The Capitals ultimately reached hockey’s peak, but as their decade closes with one more game Tuesday afternoon against the New York Islanders, their 2010s can be defined as a prolific stretch of sustained success, even if it didn’t always carry into the postseason. In a 10-year period that spanned two general managers and four coaches, Washington was the winningest team in the NHL, and it recorded the third-most wins in any decade in league history.
“I mean, I think you don’t always look at it as a decade or 10 years and you kind of go year to year, but it is kind of amazing when you see the numbers of what happened these last 10 years,” said General Manager Brian MacLellan, who took over for George McPhee in 2014. “The amount of wins, how well the franchise has actually done.”

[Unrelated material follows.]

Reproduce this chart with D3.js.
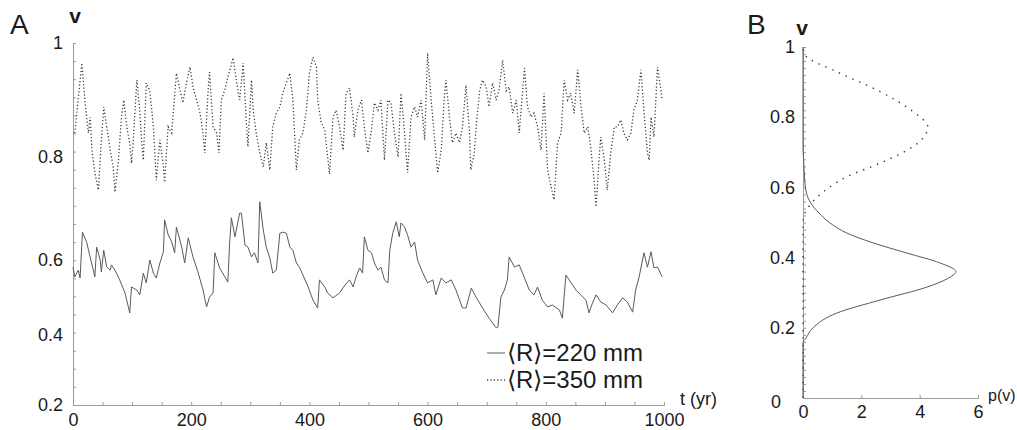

No matter the result Tuesday against the Islanders, the Capitals (465 wins, 231 losses and 90 overtime losses) will have recorded the most wins of any team in the 2010s and trail only the Montreal Canadiens of the 1970s (501 wins, 160 losses and 130 ties) and the Boston Bruins of the 1970s (487 wins, 190 losses and 111 ties) as the winningest franchise in any decade.
The Capitals were one of six teams to win the Stanley Cup this decade (2018), one of seven teams to win the Prince of Wales Trophy as the Eastern Conference champion (2018), the only team to win three Presidents’ Trophies as the regular season points leader (2009-10, 2015-16, 2016-17) and the only team to win at least seven division titles (2009-10, 2010-11, 2012-13, 2015-16, 2016-17, 2017-18, 2018-19).
Washington has earned 1,020 points this decade, and it will be one of just two franchises to finish with more than 1,000. (The Pittsburgh Penguins had 1,006 entering Monday’s game.) Goaltender Braden Holtby will conclude the decade ranking first among goaltenders (minimum 100 game played) in winning percentage (.612 entering Tuesday), and he is one of two goaltenders with multiple 40-win seasons in the 2010s.
“Every year I think we’ve gone into the playoffs with, ‘Oh, we’ve got a chance to win,'” MacLellan said. “Some years, it seems like we are a little closer to winning it and farther in others, but every year we’ve had a chance and we’re competitive, and if we find the right things at the end, we can win a championship.”
Maintaining a core of Ovechkin, Backstrom, Holtby and defenseman John Carlson played a major role, but MacLellan said he believes a key to the organization’s success over the past 10 years has been the complementary players the franchise has brought in. He mentioned forward T.J. Oshie, whom the team acquired via trade with the St. Louis Blues in 2015, as one example.
Capitals assistant general manager Ross Mahoney described the process of building the roster as finding the right “piece to the puzzle.” Whether that was Matt Niskanen, Lars Eller, Brooks Orpik, Michal Kempny or others, adding the right player at the right time helped the Capitals reach the pinnacle of their sport.
And while new players came in, another key to success was the way the organization did not break up its core amid all of the disappointing postseasons leading up to the Stanley Cup breakthrough in 2018. There was well-documented frustration with the number of times the Capitals came up short despite performing so consistently well during the regular season.
There was a stunning first-round loss to Montreal in 2010, a second-round exit against Tampa Bay in 2011 and early-round defeats against the New York Rangers in 2012, 2013 and 2015. Then came back-to-back Presidents’ Trophy seasons that ended in heartbreak to Pittsburgh in the second round, in 2016 and 2017.
“I just think not just the players felt that way,” Backstrom said of the brewing frustration. “I think maybe the fans were like, ‘Hey, what is going on?’ And, ‘We need to do something.’ But really grateful for the organization for sticking with us and believing in us, and that means a lot. And we can still do it. We still have a lot of years left. So let’s just do it again.”
Ovechkin will conclude the decade with the most goals of any player (437 entering Tuesday), while Backstrom will finish with the most assists (511).
The duo will become the second pair of teammates in NHL history to lead a decade in both categories while playing with one team. Chicago Blackhawks forwards Bobby Hull and Stan Mikita finished the 1960s with 429 goals and 489 assists.
The Capitals enter Tuesday 427-203-81 with Ovechkin and Backstrom in the lineup in the 2010s, earning the most standings points (935) for a pair of teammates in a decade in NHL history.
“The longevity between him and Ovi is fun to watch,” MacLellan said. “The way they complement each other and the way they’ve grown over their whole careers and can still [be] producing and still keep doing it, it is impressive to see those two play.”
And despite all of their accomplishments, and with a new decade rapidly approaching, the Capitals aren’t satisfied with their current state.
“I would hope that with all the success we’ve had over the last 10 years, you would hope you’d have another championship. At least two,” MacLellan said. “So I think that would be a goal, to win another Cup, and I think that would be great for everyone here.”